• **Work to be completed**:
Skip the pictures. Set down, word for word, the lines from the start of the material up to and including the line with "height = 615;".

• **Supplied data**:
|---|
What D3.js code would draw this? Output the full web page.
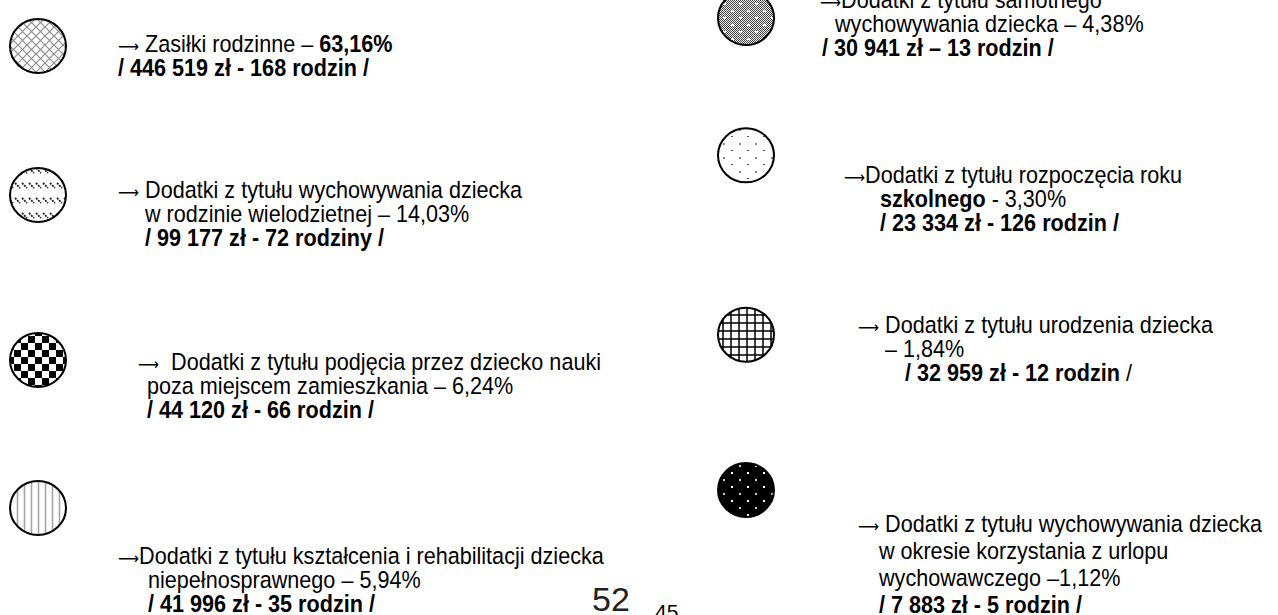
<!DOCTYPE html>
<html>
<head>
<meta charset="utf-8">
<script src="https://cdn.jsdelivr.net/npm/d3@7"></script>
<style>
  body { margin: 0; background: #fff; }
  svg { display: block; }
  text { font-family: "Liberation Sans", Arial, sans-serif; font-size: 23.5px; fill: #000; }
  tspan.arr { font-family: "DejaVu Sans", sans-serif; font-size: 16px; }
</style>
</head>
<body>
<div class="container"></div>
<script>
var width = 1278,
    height = 615;

// ---------- DATA ----------
var categories = [
  "Zasiłki rodzinne",
  "Dodatki z tytułu wychowywania dziecka w rodzinie wielodzietnej",
  "Dodatki z tytułu podjęcia przez dziecko nauki poza miejscem zamieszkania",
  "Dodatki z tytułu kształcenia i rehabilitacji dziecka niepełnosprawnego",
  "Dodatki z tytułu samotnego wychowywania dziecka",
  "Dodatki z tytułu rozpoczęcia roku szkolnego",
  "Dodatki z tytułu urodzenia dziecka",
  "Dodatki z tytułu wychowywania dziecka w okresie korzystania z urlopu wychowawczego"
];
var shares = [63.16, 14.03, 6.24, 5.94, 4.38, 3.30, 1.84, 1.12];
var amounts = [446519, 99177, 44120, 41996, 30941, 23334, 32959, 7883];
var families = [168, 72, 66, 35, 13, 126, 12, 5];
var patterns = ["cross", "dashes", "checker", "vlines", "dense", "sparse", "grid", "blackdots"];
var pageNumbers = ["52", "45"];

// ---------- LAYOUT (line breaks, indents, nudges) ----------
// how many words of the category go on each text line
var breaks = [[2], [5, 3], [7, 3], [7, 1], [4, 2], [5, 1], [5, 0], [5, 5, 1]];
var pctSep = [" – ", " – ", " – ", " – ", " – ", " - ", "– ", " –"];
var amtSep = [" - ", " - ", " - ", " - ", " – ", " - ", " - ", " - "];
var arrowSep = [" ", " ", "  ", "", "", "", " ", " "];
var narrow = 0.92; // the source uses a condensed face
// x of each text line relative to the circle centre
var lineX = [[80, 80], [80, 107, 107], [100, 109, 109], [80, 110, 110],
             [74, 89, 76], [98, 134, 134], [112, 139, 159], [112, 133, 133, 133]];
var firstDy = [6, 3, 10, 56, -10, 28, -2, 42];
var lineGap = [24, 24, 24, 24, 24, 24, 24, 27];
var rowNudge = [0, -5, 6, 0, 0, -20, 2, 0];

var locale = d3.formatLocale({decimal: ",", thousands: "\u00a0", grouping: [3], currency: ["", " zł"]});
var fmtPct = locale.format(".2f"),
    fmtAmt = locale.format(",d");

function familyWord(n) {
  var a = n % 10, b = n % 100;
  return (a >= 2 && a <= 4 && (b < 12 || b > 14)) ? "rodziny" : "rodzin";
}

var svg = d3.select(".container").append("svg")
    .attr("width", width)
    .attr("height", height);

// ---------- PATTERNS ----------
var defs = svg.append("defs");
function pat(id, w, h) {
  return defs.append("pattern").attr("id", id)
    .attr("patternUnits", "userSpaceOnUse")
    .attr("width", w).attr("height", h);
}
var p;
p = pat("cross", 9, 9);
p.append("path").attr("d", "M0,0L9,9M9,0L0,9").attr("stroke", "#8c8c8c").attr("stroke-width", 1.2);

p = pat("dashes", 7, 15);
p.append("path").attr("d", "M1,3L6,8").attr("stroke", "#222").attr("stroke-width", 1.8).attr("stroke-dasharray", "2 1");

p = pat("checker", 14, 14);
p.append("rect").attr("width", 7).attr("height", 7).attr("fill", "#000");
p.append("rect").attr("x", 7).attr("y", 7).attr("width", 7).attr("height", 7).attr("fill", "#000");

p = pat("vlines", 7, 7);
p.append("path").attr("d", "M3.5,0V7").attr("stroke", "#a5a5a5").attr("stroke-width", 1.6);

// fine 1px checker that reads as grey, under the white dots
p = pat("fine", 2, 2);
p.append("rect").attr("width", 2).attr("height", 2).attr("fill", "#eee");
p.append("rect").attr("width", 1).attr("height", 1).attr("fill", "#444");
p.append("rect").attr("x", 1).attr("y", 1).attr("width", 1).attr("height", 1).attr("fill", "#444");

p = pat("dense", 16, 14);
p.append("rect").attr("width", 16).attr("height", 14).attr("fill", "url(#fine)");
p.append("rect").attr("x", 3).attr("y", 3).attr("width", 3).attr("height", 2).attr("fill", "#fff");
p.append("rect").attr("x", 11).attr("y", 10).attr("width", 3).attr("height", 2).attr("fill", "#fff");

p = pat("sparse", 16, 14);
p.append("rect").attr("x", 3).attr("y", 3).attr("width", 2).attr("height", 2).attr("fill", "#888");
p.append("rect").attr("x", 11).attr("y", 10).attr("width", 2).attr("height", 1).attr("fill", "#555");

p = pat("grid", 8, 8);
p.append("path").attr("d", "M3,0V8M0,3H8").attr("stroke", "#000").attr("stroke-width", 1.5);

p = pat("blackdots", 16, 14);
p.append("rect").attr("width", 16).attr("height", 14).attr("fill", "#000");
p.append("rect").attr("x", 3).attr("y", 3).attr("width", 2).attr("height", 2).attr("fill", "#ccc");
p.append("rect").attr("x", 11).attr("y", 10).attr("width", 2).attr("height", 2).attr("fill", "#fff");

// ---------- SCALES ----------
var col = d3.scalePoint().domain([0, 1]).range([38, 746]);
var rowLeft = d3.scalePoint().domain(d3.range(4)).range([46, 508]);
var rowRight = d3.scalePoint().domain(d3.range(4)).range([18, 490]);

var items = categories.map(function(c, i) {
  var c2 = i < 4 ? 0 : 1;
  return {
    i: i,
    cx: col(c2),
    cy: (c2 === 0 ? rowLeft(i) : rowRight(i - 4)) + rowNudge[i]
  };
});

// ---------- CIRCLES ----------
svg.selectAll(".dot")
  .data(items)
  .enter().append("ellipse")
    .attr("class", "dot")
    .attr("cx", function(d) { return d.cx; })
    .attr("cy", function(d) { return d.cy; })
    .attr("rx", 28)
    .attr("ry", 27)
    .attr("fill", function(d) { return "url(#" + patterns[d.i] + ")"; })
    .attr("stroke", "#000")
    .attr("stroke-width", 2);

// ---------- LABELS ----------
function buildLines(i) {
  var words = categories[i].split(" "), k = 0;
  var lines = breaks[i].map(function(n) {
    var t = words.slice(k, k + n).join(" ");
    k += n;
    return t === "" ? [] : [{t: t, b: i === 5 && n === 1}];
  });
  lines[0].unshift({t: "\u27f6", b: false, arr: true}, {t: arrowSep[i], b: false});
  // percentage goes at the end of the last label line
  var last = lines[lines.length - 1];
  if (i === 0) {
    last.push({t: pctSep[i], b: false}, {t: fmtPct(shares[i]) + "%", b: true});
  } else {
    last.push({t: pctSep[i] + fmtPct(shares[i]) + "%", b: false});
  }
  var amt = "/ " + fmtAmt(amounts[i]) + " zł" + amtSep[i] + families[i] + " " + familyWord(families[i]);
  if (i === 6) lines.push([{t: amt, b: true}, {t: " /", b: false}]);
  else lines.push([{t: amt + " /", b: true}]);
  return lines;
}

items.forEach(function(d) {
  var lines = buildLines(d.i);
  var g = svg.append("g").attr("class", "label");
  lines.forEach(function(parts, j) {
    var t = g.append("text")
      .attr("transform", "translate(" + (d.cx + lineX[d.i][j]) + "," +
            (d.cy + firstDy[d.i] + j * lineGap[d.i]) + ") scale(" + narrow + ",1)")
      .style("white-space", "pre");
    t.selectAll("tspan")
      .data(parts)
      .enter().append("tspan")
        .attr("class", function(s) { return s.arr ? "arr" : null; })
        .style("font-weight", function(s) { return s.b ? "bold" : null; })
        .text(function(s) { return s.t; });
  });
});

// page numbers
svg.append("text")
  .attr("x", 592).attr("y", 611)
  .style("font-size", "34px")
  .style("fill", "#222")
  .text(pageNumbers[0]);
svg.append("text")
  .attr("x", 655).attr("y", 619)
  .style("font-size", "21px")
  .text(pageNumbers[1]);
</script>
</body>
</html>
|---|
• **Written solution**:
What D3.js code would draw this? Output the full web page.
<!DOCTYPE html>
<html>
<head>
<meta charset="utf-8">
<script src="https://cdn.jsdelivr.net/npm/d3@7"></script>
<style>
  body { margin: 0; background: #fff; }
  svg { display: block; }
  text { font-family: "Liberation Sans", Arial, sans-serif; font-size: 23.5px; fill: #000; }
  tspan.arr { font-family: "DejaVu Sans", sans-serif; font-size: 16px; }
</style>
</head>
<body>
<div class="container"></div>
<script>
var width = 1278,
    height = 615;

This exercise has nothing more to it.